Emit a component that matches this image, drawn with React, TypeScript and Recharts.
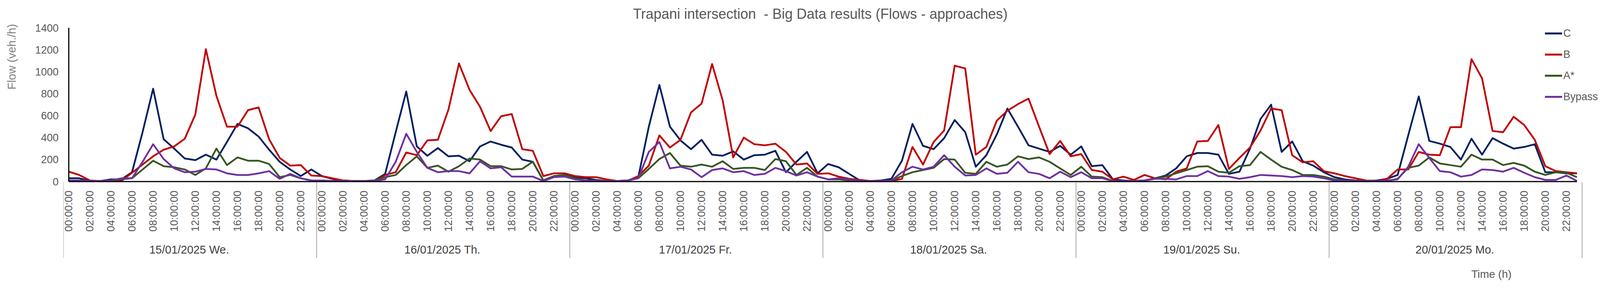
import { LineChart, Line, XAxis, YAxis } from "recharts";

const FONT = "'Liberation Sans', Arial, sans-serif";

const DAYS = ["15/01/2025 We.", "16/01/2025 Th.", "17/01/2025 Fr.", "18/01/2025 Sa.", "19/01/2025 Su.", "20/01/2025 Mo."];

const HOURS = [
  "00:00:00", "01:00:00", "02:00:00", "03:00:00", "04:00:00", "05:00:00",
  "06:00:00", "07:00:00", "08:00:00", "09:00:00", "10:00:00", "11:00:00",
  "12:00:00", "13:00:00", "14:00:00", "15:00:00", "16:00:00", "17:00:00",
  "18:00:00", "19:00:00", "20:00:00", "21:00:00", "22:00:00", "23:00:00",
];

const Y_TICKS = [0, 200, 400, 600, 800, 1000, 1200, 1400];

// one row per day, 24 hourly values (veh./h)
const C_FLOW = [
  [30, 30, 5, 5, 20, 20, 85, 450, 845, 385, 300, 210, 195, 245, 200, 360, 525, 485, 410, 290, 180, 110, 50, 110],
  [50, 25, 10, 5, 5, 10, 70, 450, 820, 320, 235, 305, 230, 235, 185, 320, 365, 335, 310, 200, 180, 10, 50, 60],
  [40, 30, 15, 5, 5, 10, 40, 500, 880, 500, 375, 295, 380, 245, 235, 275, 200, 240, 245, 280, 85, 180, 270, 75],
  [160, 130, 70, 10, 5, 10, 25, 190, 525, 325, 295, 395, 560, 450, 135, 240, 430, 665, 500, 330, 300, 270, 325, 245],
  [320, 140, 150, 20, 10, 5, 10, 30, 55, 120, 230, 260, 260, 245, 70, 90, 300, 570, 700, 270, 365, 185, 145, 85],
  [40, 20, 10, 5, 10, 25, 60, 420, 775, 370, 345, 315, 200, 390, 245, 395, 345, 300, 315, 340, 85, 85, 75, 75],
];

const B_FLOW = [
  [90, 60, 10, 5, 5, 5, 80, 155, 230, 290, 320, 390, 610, 1205, 780, 500, 500, 650, 675, 385, 215, 145, 150, 55],
  [50, 30, 10, 5, 5, 5, 60, 85, 265, 240, 375, 380, 655, 1075, 835, 680, 460, 595, 615, 295, 280, 50, 75, 75],
  [50, 40, 40, 20, 5, 5, 50, 145, 420, 310, 380, 630, 710, 1070, 740, 220, 400, 340, 330, 345, 270, 155, 165, 70],
  [75, 45, 25, 15, 5, 5, 5, 25, 315, 155, 360, 465, 1055, 1030, 245, 315, 555, 645, 705, 755, 500, 250, 370, 230],
  [250, 105, 90, 20, 45, 15, 60, 30, 20, 90, 120, 365, 370, 515, 115, 215, 310, 465, 665, 650, 240, 175, 185, 95],
  [75, 50, 30, 10, 5, 25, 110, 110, 270, 245, 240, 495, 495, 1115, 940, 460, 450, 590, 515, 380, 140, 95, 85, 75],
];

const A_FLOW = [
  [10, 10, 5, 5, 10, 20, 30, 110, 190, 140, 130, 110, 60, 120, 300, 150, 220, 190, 190, 160, 40, 60, 30, 10],
  [10, 5, 5, 5, 5, 10, 40, 60, 150, 230, 125, 145, 90, 140, 210, 200, 140, 140, 110, 115, 180, 10, 50, 60],
  [30, 10, 10, 5, 5, 10, 30, 115, 205, 260, 145, 135, 155, 135, 185, 115, 125, 125, 105, 205, 185, 60, 125, 45],
  [20, 20, 10, 5, 5, 5, 10, 50, 85, 105, 125, 205, 200, 80, 70, 180, 135, 155, 230, 205, 220, 180, 120, 60],
  [135, 45, 40, 5, 5, 5, 10, 30, 45, 75, 105, 135, 140, 90, 80, 140, 150, 270, 200, 135, 105, 60, 60, 45],
  [20, 10, 5, 5, 5, 5, 25, 125, 145, 220, 165, 150, 135, 245, 200, 200, 150, 170, 145, 90, 60, 85, 80, 40],
];

const BYPASS_FLOW = [
  [10, 10, 5, 5, 10, 30, 30, 180, 340, 205, 120, 85, 90, 115, 110, 75, 60, 60, 75, 95, 25, 70, 30, 10],
  [10, 5, 5, 5, 5, 5, 20, 180, 435, 270, 125, 85, 95, 95, 75, 185, 120, 130, 45, 45, 45, 5, 40, 45],
  [20, 10, 5, 5, 5, 10, 30, 270, 360, 120, 135, 110, 40, 105, 120, 85, 95, 60, 70, 125, 95, 55, 85, 45],
  [20, 30, 20, 5, 5, 5, 10, 85, 135, 110, 135, 240, 135, 55, 60, 120, 70, 80, 180, 85, 70, 30, 90, 40],
  [85, 30, 30, 5, 5, 5, 10, 25, 25, 20, 50, 50, 95, 50, 45, 25, 40, 60, 55, 50, 40, 50, 45, 30],
  [10, 10, 5, 5, 5, 10, 20, 135, 340, 215, 95, 85, 45, 60, 110, 105, 90, 125, 80, 40, 15, 15, 55, 5],
];

const SERIES = [
  { key: "C", name: "C", color: "#002060" },
  { key: "B", name: "B", color: "#C00000" },
  { key: "A", name: "A*", color: "#375623" },
  { key: "Bypass", name: "Bypass", color: "#7030A0" },
];

const data = DAYS.flatMap((_, d) =>
  HOURS.map((_, h) => ({
    slot: d * 24 + h,
    C: C_FLOW[d][h],
    B: B_FLOW[d][h],
    A: A_FLOW[d][h],
    Bypass: BYPASS_FLOW[d][h],
  }))
);

const W = 4132;
const H = 736;
const MARGIN = { top: 71, right: 95, bottom: 242, left: 116 };
const PLOT_W = W - 176 - MARGIN.right;
const BAND = PLOT_W / data.length;

function TimeTick(props: any) {
  const { x, y, payload } = props;
  const slot = Number(payload.value);
  const hour = slot % 24;
  const day = Math.floor(slot / 24);
  const edge = x - BAND / 2;
  const isLast = slot === data.length - 2;
  return (
    <g>
      <text
        transform={`translate(${x},${y + 23}) rotate(-90)`}
        textAnchor="end"
        dominantBaseline="central"
        fontSize={27}
        fontFamily={FONT}
        fill="#595959"
      >
        {HOURS[hour]}
      </text>
      {hour === 0 && (
        <>
          <line x1={edge} x2={edge} y1={y + 2} y2={y + 195} stroke={slot === 0 ? "#d0d0d0" : "#a6a6a6"} strokeWidth={2} />
          <text
            x={edge + 12 * BAND}
            y={y + 174}
            textAnchor="middle"
            dominantBaseline="central"
            fontSize={29}
            fontFamily={FONT}
            fill="#404040"
          >
            {DAYS[day]}
          </text>
        </>
      )}
      {isLast && (
        <line x1={x + 1.5 * BAND} x2={x + 1.5 * BAND} y1={y + 2} y2={y + 195} stroke="#a6a6a6" strokeWidth={2} />
      )}
    </g>
  );
}

function LegendBox() {
  return (
    <div style={{ position: "absolute", left: 3955, top: 58, fontFamily: FONT, whiteSpace: "nowrap" }}>
      {SERIES.map((s) => (
        <div key={s.key} style={{ display: "flex", alignItems: "center", height: 54 }}>
          <div style={{ width: 44, height: 5, background: s.color, flex: "none" }} />
          <span style={{ fontSize: 27, color: "#595959", marginLeft: 3, lineHeight: "30px" }}>{s.name}</span>
        </div>
      ))}
    </div>
  );
}

export default function App() {
  return (
    <div style={{ position: "absolute", left: 0, top: 0, width: W, height: H, background: "#fff", overflow: "hidden" }}>
      <LineChart width={W} height={H} data={data} margin={MARGIN} style={{ fontFamily: FONT }}>
        <XAxis
          dataKey="slot"
          type="category"
          interval={1}
          tickSize={0}
          tickMargin={0}
          tickLine={false}
          axisLine={{ stroke: "#000", strokeWidth: 3 }}
          tick={(p: any) => <TimeTick {...p} />}
        />
        <YAxis
          domain={[0, 1400]}
          ticks={Y_TICKS}
          tickLine={false}
          tickSize={0}
          tickMargin={26}
          axisLine={{ stroke: "#000", strokeWidth: 3 }}
          tick={{ fontSize: 27, fill: "#595959", fontFamily: FONT }}
        />
        {SERIES.map((s) => (
          <Line
            key={s.key}
            dataKey={s.key}
            name={s.name}
            stroke={s.color}
            strokeWidth={4.5}
            strokeLinejoin="round"
            dot={false}
            type="linear"
            isAnimationActive={false}
          />
        ))}
      </LineChart>
      <LegendBox />
      <svg width={W} height={H} style={{ position: "absolute", left: 0, top: 0, pointerEvents: "none" }}>
        <text x={2100} y={48} textAnchor="middle" fontSize={36} fontFamily={FONT} fill="#595959" style={{ whiteSpace: "pre" }}>
          Trapani intersection  - Big Data results (Flows - approaches)
        </text>
        <text
          transform="translate(30,145) rotate(-90)"
          textAnchor="middle"
          dominantBaseline="central"
          fontSize={29}
          fontFamily={FONT}
          fill="#7f7f7f"
        >
          Flow (veh./h)
        </text>
        <text x={3818} y={700} textAnchor="middle" dominantBaseline="central" fontSize={28} fontFamily={FONT} fill="#595959">
          Time (h)
        </text>
      </svg>
    </div>
  );
}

* [Task objective] Without any pictures, reproduce the lines from the first one in the material through the line that has "const Y_TICKS = [0, 200, 400, 600, 800, 1000, 1200, 1400];", exactly as they appear.

* [Answer to the problem]
Emit a component that matches this image, drawn with React, TypeScript and Recharts.
import { LineChart, Line, XAxis, YAxis } from "recharts";

const FONT = "'Liberation Sans', Arial, sans-serif";

const DAYS = ["15/01/2025 We.", "16/01/2025 Th.", "17/01/2025 Fr.", "18/01/2025 Sa.", "19/01/2025 Su.", "20/01/2025 Mo."];

const HOURS = [
  "00:00:00", "01:00:00", "02:00:00", "03:00:00", "04:00:00", "05:00:00",
  "06:00:00", "07:00:00", "08:00:00", "09:00:00", "10:00:00", "11:00:00",
  "12:00:00", "13:00:00", "14:00:00", "15:00:00", "16:00:00", "17:00:00",
  "18:00:00", "19:00:00", "20:00:00", "21:00:00", "22:00:00", "23:00:00",
];

const Y_TICKS = [0, 200, 400, 600, 800, 1000, 1200, 1400];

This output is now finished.